More Than Just Parts: The Synergy
What’s truly fascinating is how these two components – the optical glass and the metal tube – work in perfect synergy. One can’t function without the other. Imagine having the most perfectly ground lens in the world, but if you just held it up in the air, light would bounce around all over the place, and you'd get a blurry mess. The tube provides the structure, the stability, and the light control that allows the optics to do their job effectively. Conversely, even the most robust metal tube is useless without the light-gathering and focusing power of the optical glass.
It’s a relationship of mutual dependence, a partnership that has been crucial in our understanding of the universe for centuries. From Galileo’s rudimentary refractor to the Hubble Space Telescope (which, despite its complexity, still relies on these fundamental principles), the combination of precise optics and a protective housing has been the key to unlocking celestial secrets.
When you look through a telescope, you’re not just seeing stars. You're seeing the culmination of countless hours of design, manufacturing, and testing. You’re experiencing the result of highly skilled artisans shaping glass with incredible precision and engineers designing structures that can withstand the rigors of both terrestrial and celestial environments. It’s a beautiful, often overlooked, collaboration.

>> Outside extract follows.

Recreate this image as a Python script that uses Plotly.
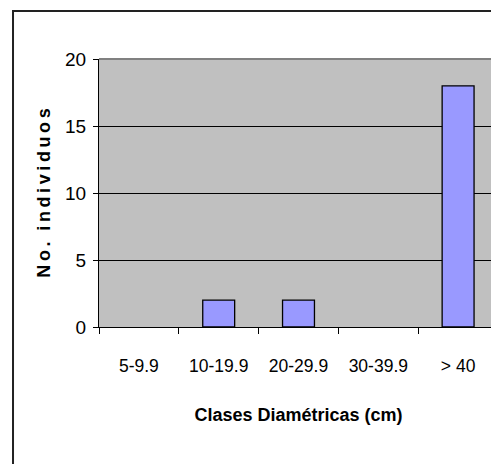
import plotly.graph_objects as go

clases = ["5-9.9", "10-19.9", "20-29.9", "30-39.9", "> 40"]
individuos = [0, 2, 2, 0, 18]

font_ticks = "Liberation Sans, Arial, sans-serif"
ts = "\u2009"  # thin space for the letter-spaced axis title
ytitle = ts.join("No.") + ts * 3 + ts.join("individuos")

fig = go.Figure(
    go.Bar(
        x=clases,
        y=individuos,
        width=0.4,
        marker=dict(
            color="#9999FF",
            # no outline on empty classes
            line=dict(color="black", width=[0 if v == 0 else 1.3 for v in individuos]),
        ),
    )
)

# page body adds an 8px offset, so the figure is sized 8px smaller
fig.update_layout(
    width=491,
    height=456,
    margin=dict(l=91, r=1, t=51, b=137, autoexpand=False),
    paper_bgcolor="white",
    plot_bgcolor="#C0C0C0",
    showlegend=False,
    font=dict(family=font_ticks, color="black"),
    shapes=[
        # outer chart frame
        dict(type="rect", xref="paper", yref="paper",
             x0=-0.2155, x1=1.2, y0=-0.7, y1=1.179,
             line=dict(color="#222222", width=2)),
        # plot area border (top / right)
        dict(type="line", xref="paper", yref="paper",
             x0=0, x1=1, y0=1, y1=1, line=dict(color="#808080", width=2)),
        dict(type="line", xref="paper", yref="paper",
             x0=1, x1=1, y0=0, y1=1, line=dict(color="#808080", width=2)),
    ],
)

fig.update_xaxes(
    type="category",
    tickson="boundaries",
    tickangle=0,
    ticks="outside",
    ticklen=6,
    tickcolor="black",
    showline=True,
    linecolor="black",
    linewidth=1,
    showgrid=False,
    tickfont=dict(size=17.5),
    ticklabelstandoff=23,
    title=dict(text="<b>Clases Diamétricas (cm)</b>", font=dict(size=18), standoff=33),
)

fig.update_yaxes(
    range=[0, 20],
    dtick=5,
    ticks="outside",
    ticklen=5,
    tickcolor="black",
    showline=True,
    linecolor="black",
    linewidth=1,
    gridcolor="black",
    gridwidth=1,
    zeroline=False,
    tickfont=dict(size=19),
    ticklabelstandoff=3,
    title=dict(text="<b>" + ytitle + "</b>", font=dict(size=18), standoff=9),
)

fig.write_html("out.html")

So, the next time you have the chance to look through a telescope, take a moment to appreciate not just the breathtaking views, but the humble yet vital role played by the optical glass and the metal tube. They are the silent guardians of our cosmic visions, the unsung heroes that allow us to reach for the stars. And who knows, maybe that glimpse of a faraway world will spark a lifelong fascination, just like it did for me on that crisp countryside night, gazing at the moon through a decidedly un-steampunk, but undeniably magical, old telescope.